[Information supplied]
::::::
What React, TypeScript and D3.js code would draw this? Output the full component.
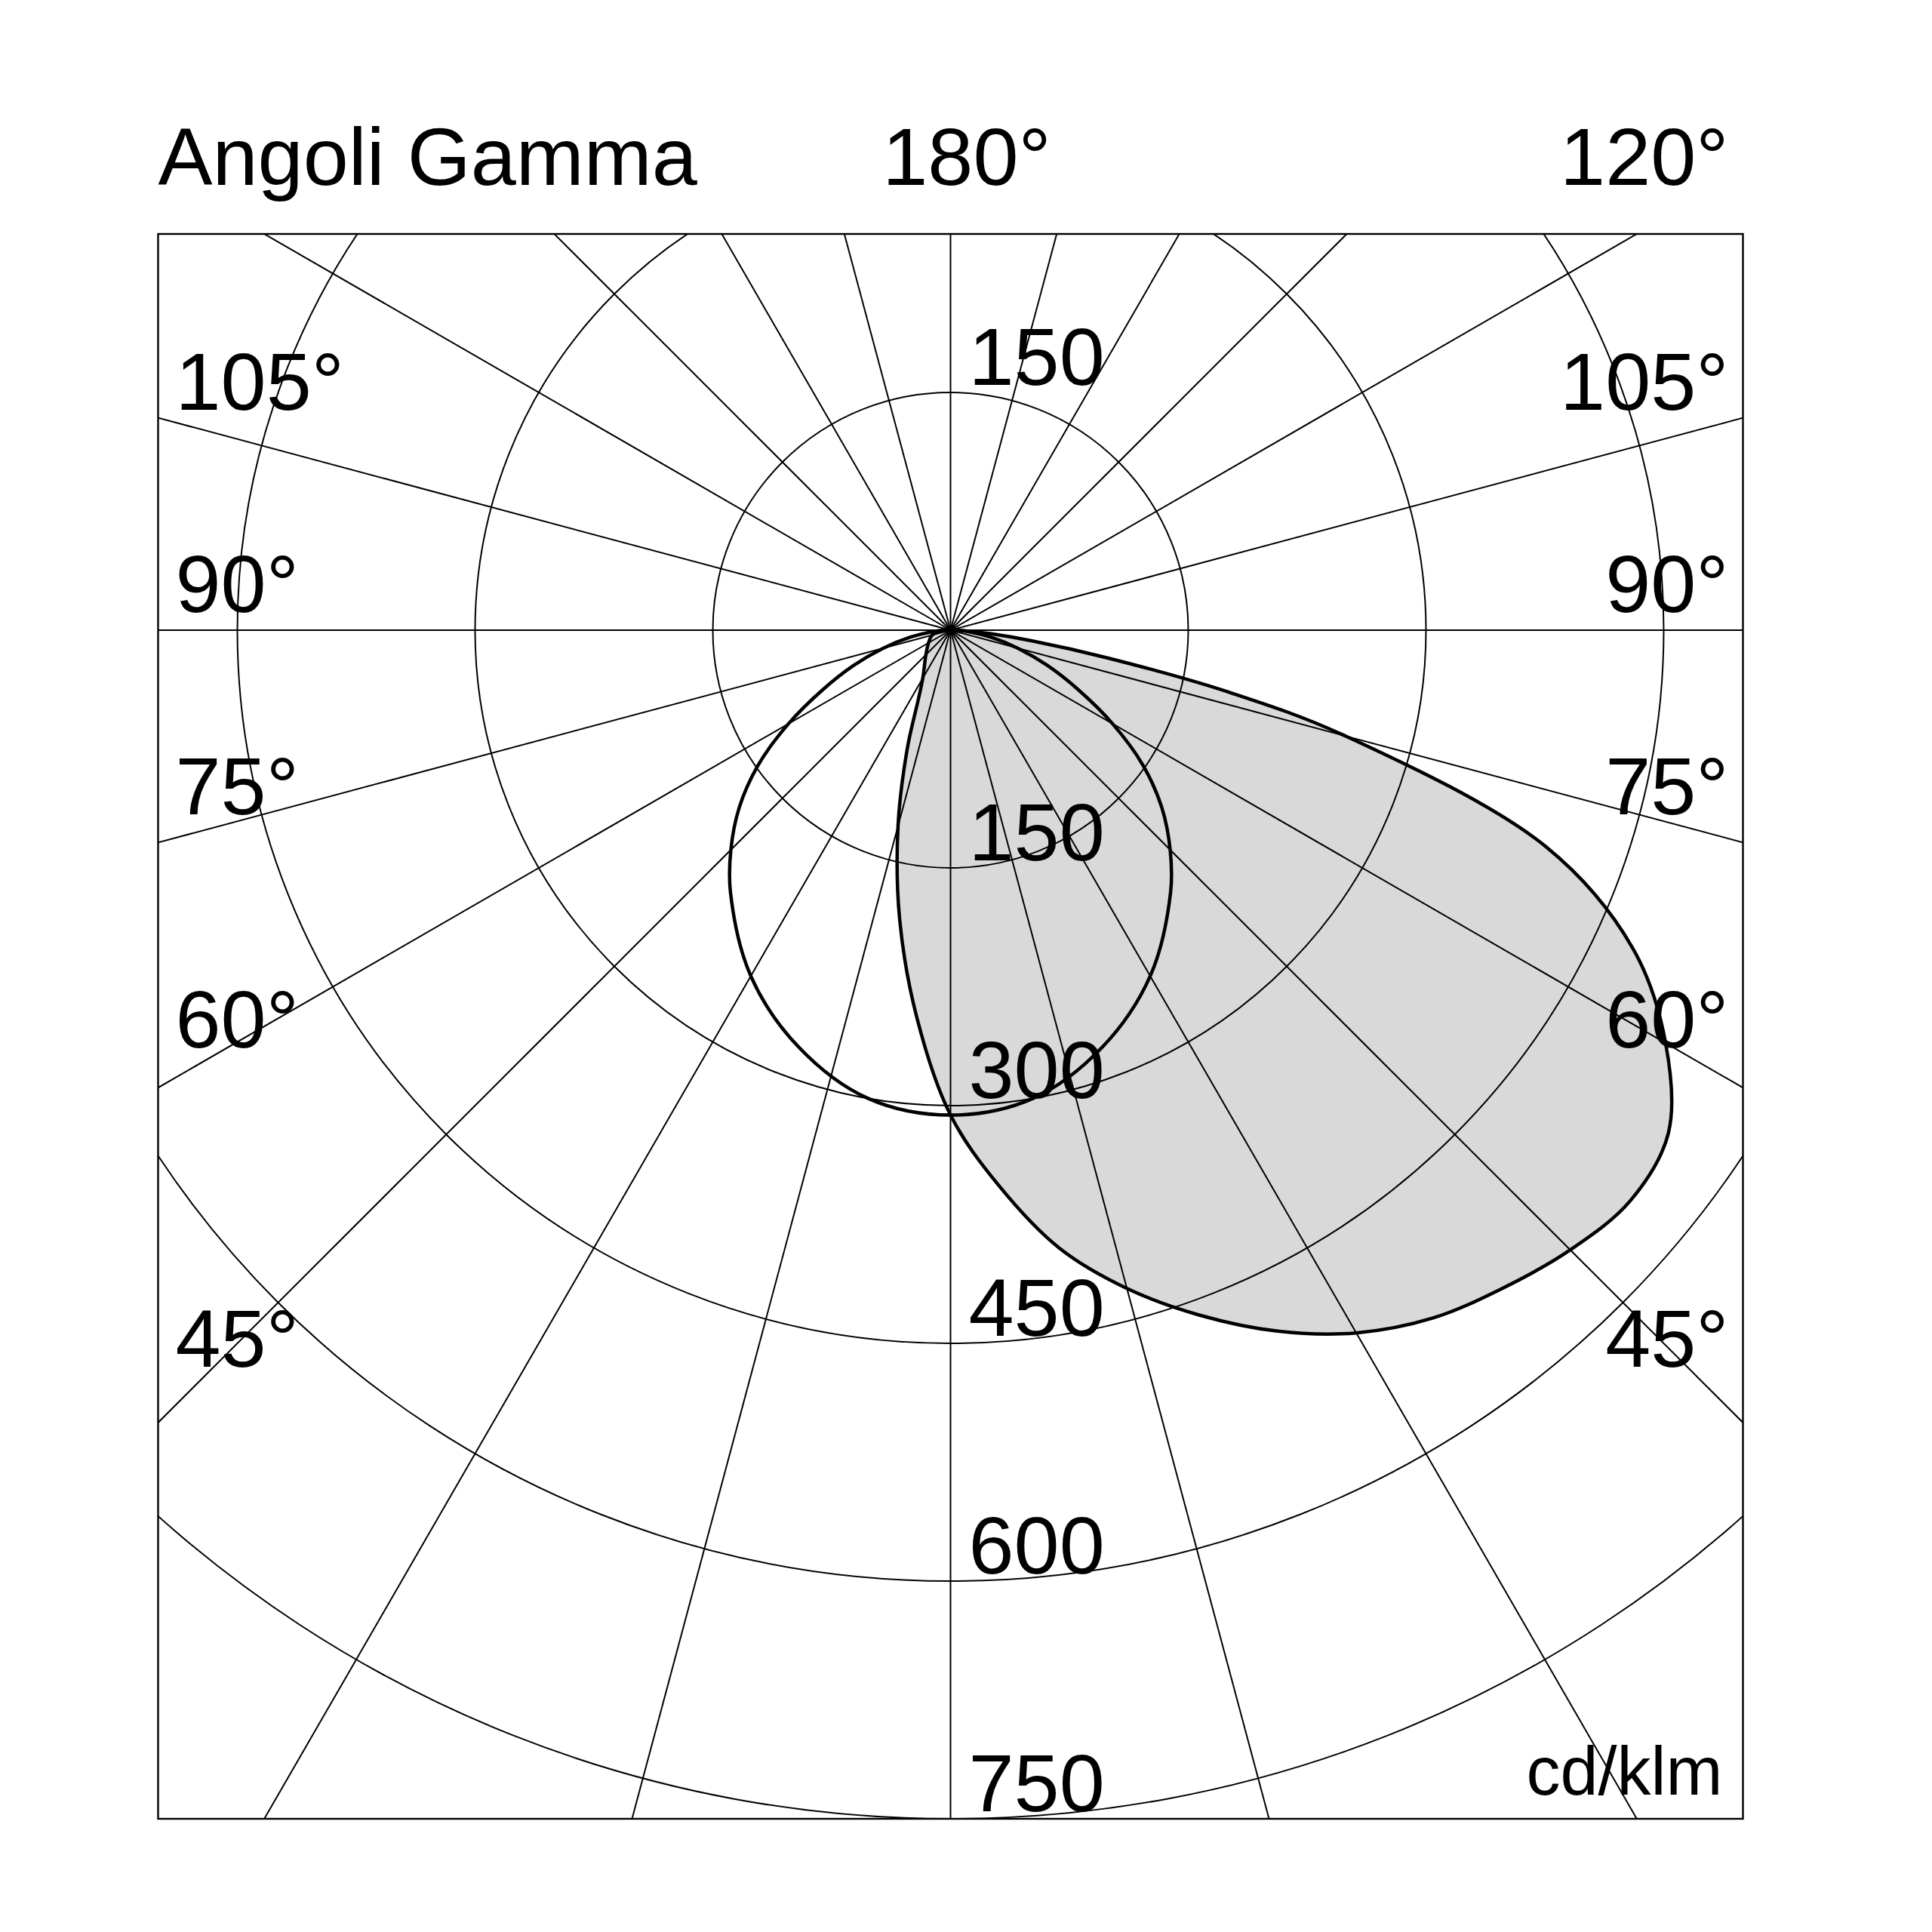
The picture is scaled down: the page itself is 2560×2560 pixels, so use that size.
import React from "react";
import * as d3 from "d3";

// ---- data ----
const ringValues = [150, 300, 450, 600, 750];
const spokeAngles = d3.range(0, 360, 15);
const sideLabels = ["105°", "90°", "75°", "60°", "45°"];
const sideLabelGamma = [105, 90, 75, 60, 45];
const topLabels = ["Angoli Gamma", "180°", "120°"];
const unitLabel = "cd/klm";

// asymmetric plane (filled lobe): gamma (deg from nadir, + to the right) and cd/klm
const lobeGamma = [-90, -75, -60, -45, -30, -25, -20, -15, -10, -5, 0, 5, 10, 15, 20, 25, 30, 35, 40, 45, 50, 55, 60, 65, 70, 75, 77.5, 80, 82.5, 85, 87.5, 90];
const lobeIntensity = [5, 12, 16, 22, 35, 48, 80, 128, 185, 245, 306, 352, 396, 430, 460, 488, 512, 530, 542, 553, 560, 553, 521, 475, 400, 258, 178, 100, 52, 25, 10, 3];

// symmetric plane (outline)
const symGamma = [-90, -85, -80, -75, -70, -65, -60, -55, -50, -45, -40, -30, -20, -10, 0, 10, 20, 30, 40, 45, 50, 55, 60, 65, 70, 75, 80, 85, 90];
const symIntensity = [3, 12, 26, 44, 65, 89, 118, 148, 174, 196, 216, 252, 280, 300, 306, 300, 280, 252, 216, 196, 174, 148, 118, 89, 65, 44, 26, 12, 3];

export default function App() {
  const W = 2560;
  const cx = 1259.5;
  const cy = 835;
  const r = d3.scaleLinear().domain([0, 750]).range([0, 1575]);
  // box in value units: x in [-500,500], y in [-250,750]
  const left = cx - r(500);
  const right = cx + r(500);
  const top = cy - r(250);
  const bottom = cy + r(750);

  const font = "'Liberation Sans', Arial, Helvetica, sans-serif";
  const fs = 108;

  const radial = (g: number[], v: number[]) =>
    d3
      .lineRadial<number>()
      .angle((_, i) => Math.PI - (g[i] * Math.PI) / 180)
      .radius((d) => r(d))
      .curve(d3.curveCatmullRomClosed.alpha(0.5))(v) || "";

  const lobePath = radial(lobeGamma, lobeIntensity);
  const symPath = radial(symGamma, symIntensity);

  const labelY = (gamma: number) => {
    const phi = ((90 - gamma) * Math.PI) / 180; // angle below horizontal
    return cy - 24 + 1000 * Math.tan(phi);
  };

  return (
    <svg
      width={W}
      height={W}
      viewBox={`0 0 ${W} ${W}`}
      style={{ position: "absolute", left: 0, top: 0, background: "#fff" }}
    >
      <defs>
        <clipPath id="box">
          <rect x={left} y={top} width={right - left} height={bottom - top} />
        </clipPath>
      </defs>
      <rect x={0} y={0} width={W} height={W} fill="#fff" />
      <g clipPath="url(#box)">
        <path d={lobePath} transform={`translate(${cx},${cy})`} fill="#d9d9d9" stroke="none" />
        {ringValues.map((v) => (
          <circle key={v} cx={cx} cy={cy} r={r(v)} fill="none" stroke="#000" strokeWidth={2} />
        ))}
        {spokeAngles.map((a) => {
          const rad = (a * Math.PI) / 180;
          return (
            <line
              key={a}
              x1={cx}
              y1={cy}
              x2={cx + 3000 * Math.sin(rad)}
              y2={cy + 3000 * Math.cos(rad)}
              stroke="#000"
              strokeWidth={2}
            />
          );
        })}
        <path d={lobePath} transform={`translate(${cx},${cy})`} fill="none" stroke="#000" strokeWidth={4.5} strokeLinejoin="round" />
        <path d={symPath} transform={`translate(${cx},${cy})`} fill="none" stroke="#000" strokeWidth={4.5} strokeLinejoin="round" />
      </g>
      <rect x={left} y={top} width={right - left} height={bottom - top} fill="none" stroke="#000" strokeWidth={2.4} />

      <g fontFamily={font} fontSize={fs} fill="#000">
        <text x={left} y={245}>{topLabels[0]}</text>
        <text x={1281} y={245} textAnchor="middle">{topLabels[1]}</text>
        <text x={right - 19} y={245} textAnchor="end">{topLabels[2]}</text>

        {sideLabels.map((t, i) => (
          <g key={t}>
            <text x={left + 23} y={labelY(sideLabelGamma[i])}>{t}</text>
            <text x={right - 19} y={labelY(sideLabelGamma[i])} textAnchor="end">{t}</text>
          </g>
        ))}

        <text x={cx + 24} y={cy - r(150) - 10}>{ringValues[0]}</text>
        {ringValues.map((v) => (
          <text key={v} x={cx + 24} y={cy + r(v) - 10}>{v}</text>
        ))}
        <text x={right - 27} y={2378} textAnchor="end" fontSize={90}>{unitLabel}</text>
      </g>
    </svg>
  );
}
::::::
Repeat exactly and only the lines from the start of the data above through the line that holds "import * as", inclusive. Pictures do not belong in the copy.

[Response for this exercise]
What React, TypeScript and D3.js code would draw this? Output the full component.
The picture is scaled down: the page itself is 2560×2560 pixels, so use that size.
import React from "react";
import * as d3 from "d3";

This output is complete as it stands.